La que, por tanto, “ha creído” en el anuncio del Ángel y se ha hecho instrumento para que la Palabra eterna del Altísimo se pudiese encarnar, ha acogido también en su corazón el admirable prodigio de este nacimiento humano-divino, lo ha meditado, se ha detenido en todo lo que Dios estaba realizando en Ella, para acoger la voluntad divina en su vida y corresponder a ella. El misterio de la Encarnación del hijo de Dios y de la maternidad de María es tan grande, que exige un proceso de interiorización, no sólo es algo físico que Dios realiza en Ella, sino que es algo que exige una interiorización por parte de María que busca profundizar en el conocimiento, interpretar el sentido, comprender sus implicaciones y consecuencias. Así día tras día, en el silencio de la vida ordinaria, María continuó custodiando en su corazón, los siguientes sucesos maravillosos de los que fue testigo, hasta la prueba extrema de la Cruz y la gloria de la Resurrección. María ha vivido plenamente su existencia, sus deberes cotidianos, su misión de madre, pero ha sabido mantener en sí un espacio interior para reflexionar sobre la palabra y la voluntad de Dios, sobre lo que sucedía en sí misma, sobre los misterios de la vida de su Hijo.
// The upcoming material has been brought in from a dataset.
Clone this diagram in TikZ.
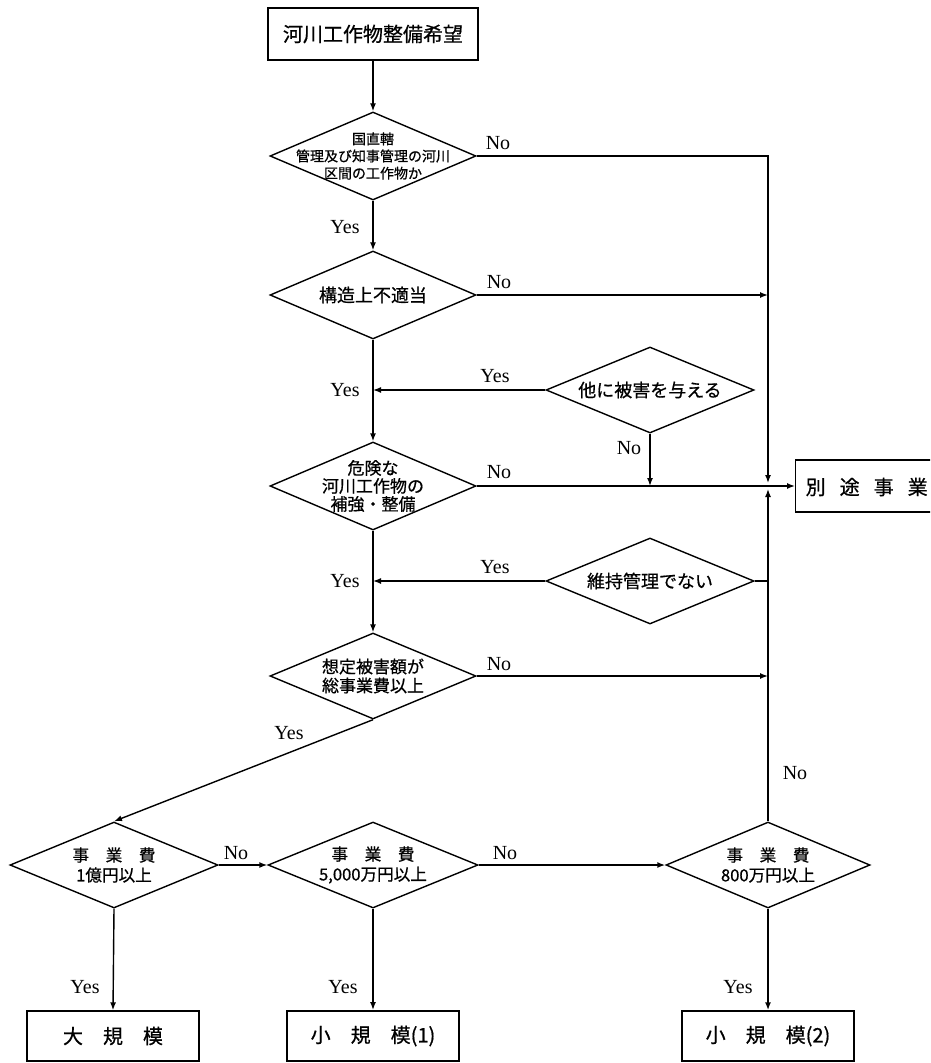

En nuestro tiempo estamos siendo absorbidos por muchas actividades y compromisos, preocupaciones, problemas; a menudo se tiende a rellenar todos los espacios de la jornada, sin tener un momento para detenernos reflexionando y nutriendo la vida espiritual, el contacto con Dios. María nos enseña lo necesario que es encontrar en nuestras jornadas, con todas las actividades, momentos para recogernos en silencio y meditar sobre lo que el Señor nos quiere enseñar, sobre como está presente y actúa en el mundo y en nuestra vida: ser capaces de detenernos un momento y meditar. San Agustín compara la meditación sobre los misterios de Dios con la asimilación de los alimentos y usa un verbo que aparece en toda la tradición cristiana: “rumiar”; que los misterios de Dios que resuenan continuamente en nosotros mismos hasta que se convierten en familiares, guíen nuestra vida, nos alimenten como sucede con el alimento necesario para sostenernos. Y san Buenaventura, refiriéndose a las palabras de la Sagrada Escritura dice que “deben ser rumiadas para poderlas fijar con ardiente aplicación en el ánimo” (Coll. In Hex, ed. Quaracchi 1934, p. 218). Meditar, por tanto, quiere decir crear en nosotros una situación de recogimiento, de silencio interior, para reflexionar, asimilar los misterios de nuestra fe y lo que Dios obra en nosotros. Podemos hacer esta meditación de varias formas, tomando, por ejemplo, una breve cita de la Sagrada Escritura, sobre todo los Evangelios, los Hechos de los Apóstoles, las Cartas de los Apóstoles, o bien una página de un autor espiritual que nos acerca y nos hace más presente las realidades de Dios a nuestro hoy, quizás también haciéndose aconsejar por el confesor o por el director espiritual, leer y reflexionar sobre lo que se ha leído, deteniéndose sobre eso, tratando de comprenderlo, de entender lo que nos dice a nosotros, en el día de hoy, abrir nuestro ánimo a lo que el Señor quiere decirnos o enseñarnos. También el Santo Rosario es una oración de meditación: repitiendo el Ave María se nos invita a plantearnos y a reflexionar sobre el Misterio que hemos proclamado. Podemos detenernos también en cualquier experiencia espiritual intensa, sobre las palabras que quedan impresas en la participación de la Eucaristía dominical. Por tanto, veis, hay muchas maneras de meditar y de tomar contacto con Dios, de acercarnos a Él, y, de este modo, estar en el camino hacia el Paraíso.
Queridos amigos, la constancia en el dar tiempo a Dios es un elemento fundamental para el crecimiento espiritual; será el mismo Señor el que nos dé el gusto por sus misterios, por sus palabras, por su presencia y acción, sentir qué bello es que Dios hable con nosotros; nos hará comprender  de una manera más profunda qué quiere de nosotros. Al final este es el objetivo de la meditación: confiarnos cada vez más en las manos de Dios, con confianza y amor, seguros de que sólo haciendo su voluntad somos, finalmente, felices.
Saludo cordialmente a los peregrinos de lengua española, venidos de España, México y otros países Latinoamericanos. Que vuestra oración me sostenga y acompañe en el Viaje Apostólico que mañana emprendo a España. Muchas gracias y que Dios os bendiga.